One of President Trump's closest evangelical advisors has a bold new plan for immigration reform that he says will meet the approval of one of the biggest power players in Congress – the House Freedom Caucus.
In an exclusive interview on Facebook Live with CBN News, Rev. Samuel Rodriguez, president of the National Hispanic Leadership Conference (NHCLC), said he's working with the White House to advance an initiative that would stop short of full citizenship.
It also acknowledges that border security is imperative and that it's logistically impossible to deport some 11 million illegal immigrants currently residing in the U.S.
"So what do we do? We legalize them," said Rodriguez, "by giving them permanent residency as long as they're not dependent on welfare and government welfare. As long as they're already working, we legalize them."
Rodriguez believes the plan will ultimately win approval from the House Freedom Caucus.
"At the end of the day, it's the Freedom Caucus," he said, "you can't deny the fact that the political reality is that the president's agenda is basically in the hands of the Freedom Caucus and they have the ability to kill it."
Rodriguez says early indications show support in the NHCLC's 40,000 churches.
He says the plan would allow people to apply for full citizenship but only if they go back to their country of origin and "start from scratch."
Rodriguez said the NHCLC is working with key players in the White House to move the plan forward. Just last week, he joined other members of the Trump campaign's faith advisory board for a private dinner at the White House and tour of the residence.
Rodriguez also joined with the leaders for a Rose Garden ceremony announcing the president's executive order on religious liberty.
While many analysts and faith leaders believe the order did not go far enough, Rodriguez calls it "politically brilliant." He says the strategy of taking a small first step will help to lay a foundation for more substantive initiatives down the road to fight what he calls an "unprecedented assault on religious liberty."
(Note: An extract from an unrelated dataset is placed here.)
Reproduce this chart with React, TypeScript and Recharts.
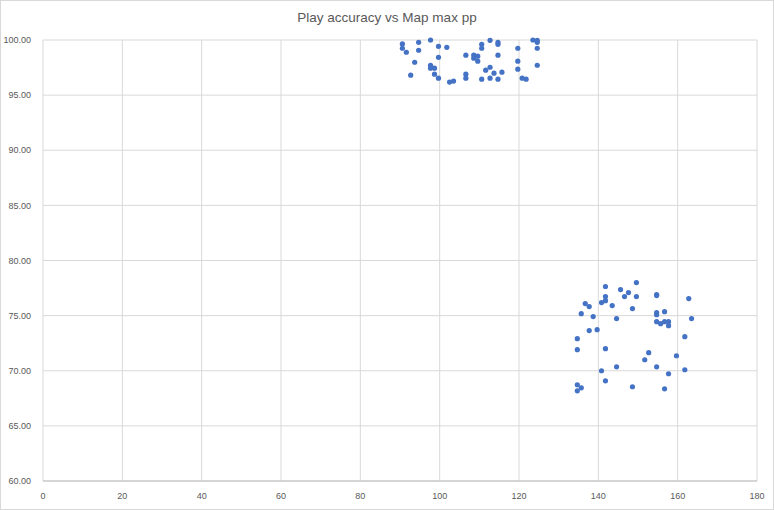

Rodriguez also praised the Trump administration for allowing the NHCLC to help shape initiatives as they're being hashed out.
"Be it a policy issue that we want to help contextualize, address, advance, we have issues with--we have access to the White House," he said. "And I don't mean a junior staffer."
One of those issues, said Rodriguez, is deportation. "We've made some significant inroads," he said. As deportations increased earlier this year, Rodriguez says the NHCLC pleaded with the White House to "make sure that families stay intact."
Rodriguez said a collaborative effort involving the White House, Department of Justice and Homeland Security has made that happen.